Now, if $p=q=1/2$ you get $$\langle (x(t)-x(0))^2 \rangle = \Delta^2{t\over \Delta t} = 2Dt$$ with $D={\Delta^2\over 2\Delta t}$ which is normal diffusion, as expected.

If instead $p=1$ and $q=0$ (or vice versa)

$$\langle (x(t)-x(0))^2 \rangle = \Delta^2\left({t\over \Delta t}\right)^2 = (vt)^2$$

which again is surely right.

All the intermediate cases are weird. Notice, in addition, that in all other cases if you let $\Delta t, \Delta x\rightarrow 0$ strange things happen.

I guess this is the reson the Fokker-Planck does not turn out right except for simple cases. There must be some "stochastic processes" trick I do now know.

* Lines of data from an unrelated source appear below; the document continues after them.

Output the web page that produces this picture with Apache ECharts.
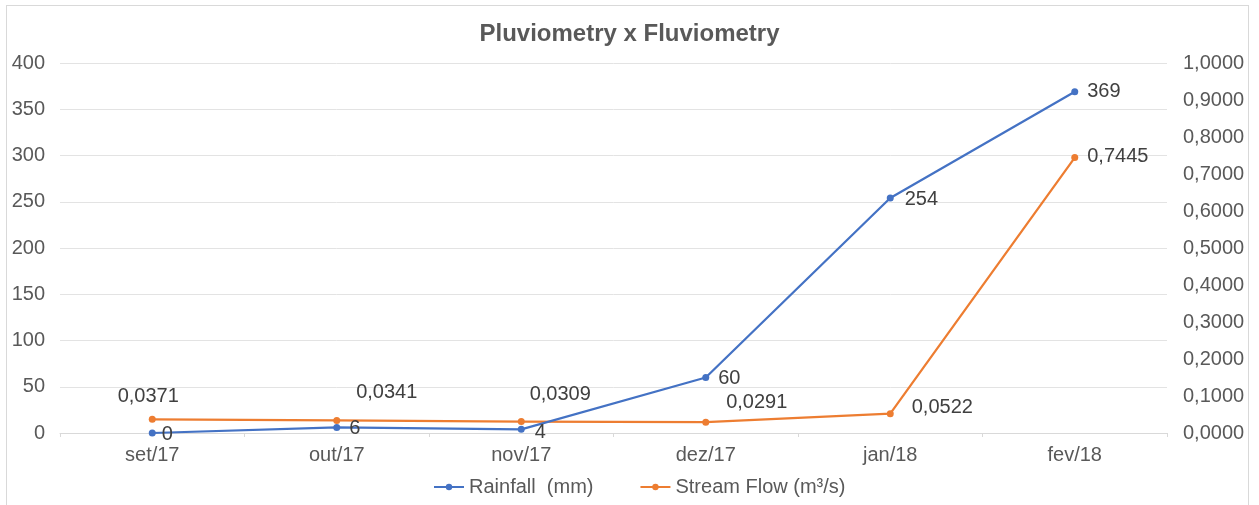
<!DOCTYPE html>
<html>
<head>
<meta charset="utf-8">
<style>
  html, body { margin: 0; padding: 0; background: #fff; }
  #frame { position: absolute; left: 6px; top: 5px; width: 1243px; height: 510px; border: 1px solid #d9d9d9; box-sizing: border-box; }
  #chart { position: absolute; left: 0; top: 0; width: 1259px; height: 505px; }
</style>
<script src="https://cdn.jsdelivr.net/npm/echarts@6/dist/echarts.min.js"></script>
</head>
<body>
<div id="frame"></div>
<div id="chart"></div>
<script>
// Monthly rainfall and stream flow
const months = ['set/17', 'out/17', 'nov/17', 'dez/17', 'jan/18', 'fev/18'];
const rainfall = [0, 6, 4, 60, 254, 369];
const streamFlow = [0.0371, 0.0341, 0.0309, 0.0291, 0.0522, 0.7445];

// Label placement for each point
const rainLabelPos = [
  { offset: [-1, 1] },
  { offset: [2, 1] },
  { offset: [3, 3] },
  { offset: [2, 1] },
  { offset: [4, 1] },
  { offset: [2, 0] }
];
const flowLabelPos = [
  { position: 'top', offset: [-4, -2] },
  { position: 'top', offset: [50, -7] },
  { position: 'top', offset: [39, -7] },
  { position: 'top', offset: [51, 1] },
  { position: 'right', offset: [11, -6] },
  { position: 'right', offset: [2, -1] }
];

const fmtComma = (v, d) => v.toFixed(d).replace('.', ',');

const chart = echarts.init(document.getElementById('chart'), null, { renderer: 'canvas' });
const textColor = '#595959';
const font = 'Liberation Sans, Arial, sans-serif';

chart.setOption({
  animation: false,
  title: {
    text: 'Pluviometry x Fluviometry',
    left: 'center',
    top: 17,
    textStyle: { fontFamily: font, fontSize: 24, fontWeight: 'bold', color: textColor }
  },
  grid: { left: 60, right: 92, top: 63, bottom: 72, containLabel: false },
  legend: {
    top: 477,
    left: 433,
    padding: 0,
    itemWidth: 30,
    itemHeight: 8,
    itemGap: 46,
    textStyle: { fontFamily: font, fontSize: 20, color: textColor },
    data: ['Rainfall  (mm)', 'Stream Flow (m³/s)']
  },
  xAxis: {
    type: 'category',
    data: months,
    boundaryGap: true,
    axisLine: { lineStyle: { color: '#d9d9d9' } },
    axisTick: { show: true, length: 4, lineStyle: { color: '#d9d9d9' } },
    axisLabel: { fontFamily: font, fontSize: 20, color: textColor, margin: 12 }
  },
  yAxis: [
    {
      type: 'value',
      min: 0, max: 400, interval: 50,
      axisLine: { show: false },
      axisTick: { show: false },
      splitLine: { lineStyle: { color: '#e3e3e3' } },
      axisLabel: { fontFamily: font, fontSize: 20, color: textColor, margin: 15 }
    },
    {
      type: 'value',
      min: 0, max: 1, interval: 0.1,
      axisLine: { show: false },
      axisTick: { show: false },
      splitLine: { show: false },
      axisLabel: { fontFamily: font, fontSize: 20, color: textColor, margin: 16,
        formatter: v => fmtComma(v, 4) }
    }
  ],
  series: [
    {
      name: 'Rainfall  (mm)',
      type: 'line',
      yAxisIndex: 0,
      data: rainfall.map((v, i) => ({ value: v, label: rainLabelPos[i] })),
      symbol: 'circle',
      symbolSize: 7,
      lineStyle: { color: '#4472C4', width: 2.25 },
      itemStyle: { color: '#4472C4' },
      label: {
        show: true, position: 'right', distance: 7,
        fontFamily: font, fontSize: 20, color: '#404040'
      },
      z: 3
    },
    {
      name: 'Stream Flow (m³/s)',
      type: 'line',
      yAxisIndex: 1,
      data: streamFlow.map((v, i) => ({ value: v, label: flowLabelPos[i] })),
      symbol: 'circle',
      symbolSize: 7,
      lineStyle: { color: '#ED7D31', width: 2.25 },
      itemStyle: { color: '#ED7D31' },
      label: {
        show: true, distance: 7,
        fontFamily: font, fontSize: 20, color: '#404040',
        formatter: p => fmtComma(p.value, 4)
      },
      z: 2
    }
  ]
});
</script>
</body>
</html>
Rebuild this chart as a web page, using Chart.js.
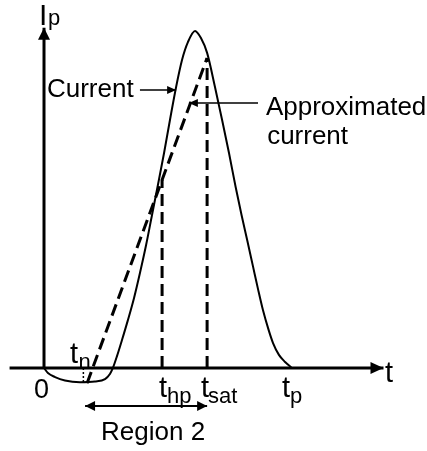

But at least you can rewrite:

$$\langle (x(t)-x(0))^2 \rangle = \Delta^2\left({t\over \Delta t}\right)^2 (1-4pq)+4pq\Delta^2{t\over \Delta t} = (vt)^2(1-4pq)+2D_{eff}t$$ with $D_{eff}=4pq{\Delta^2\over2\Delta t}$.

This process is a drift+diffusion process: the particle drifts with velocity $(p-q)vt$ (which is the position's average value) and around such a value it oscillates. At each time one can compute the variance:

$$\sigma^2=\langle (x(t)-x(0))^2 \rangle -\langle (x(t)-x(0)) \rangle ^2$$ which turns out to be

$$\sigma^2(t) = 2D_{eff}t = 8pqD_0t$$ where $D_0={\Delta^2 \over 2\Delta t}$ is the normal diffusion coefficient.

So I guess the process will be represented by a gaussian distribution (provided that we started with $P(x, 0)=\delta(x-x_0)$ with mean $x0+(p-q)vt$ and variance $\sigma^2(t)$. So the distribution moves and spreads.

Simulations I have been doing right now are in agreement.

Conclusions

I am not sure we found the right Fokker-Planck (or that we found it the right way) but I guess we found $P(x, t)$...! This P(x, t) makes sense and is probably the right one. Yet, as simulations always involve discrete steps, I am not sure about what would happen in the continuous limit though... maybe the validity of some steps may fall apart.

Yet, I think we may consider ourselves satisfied.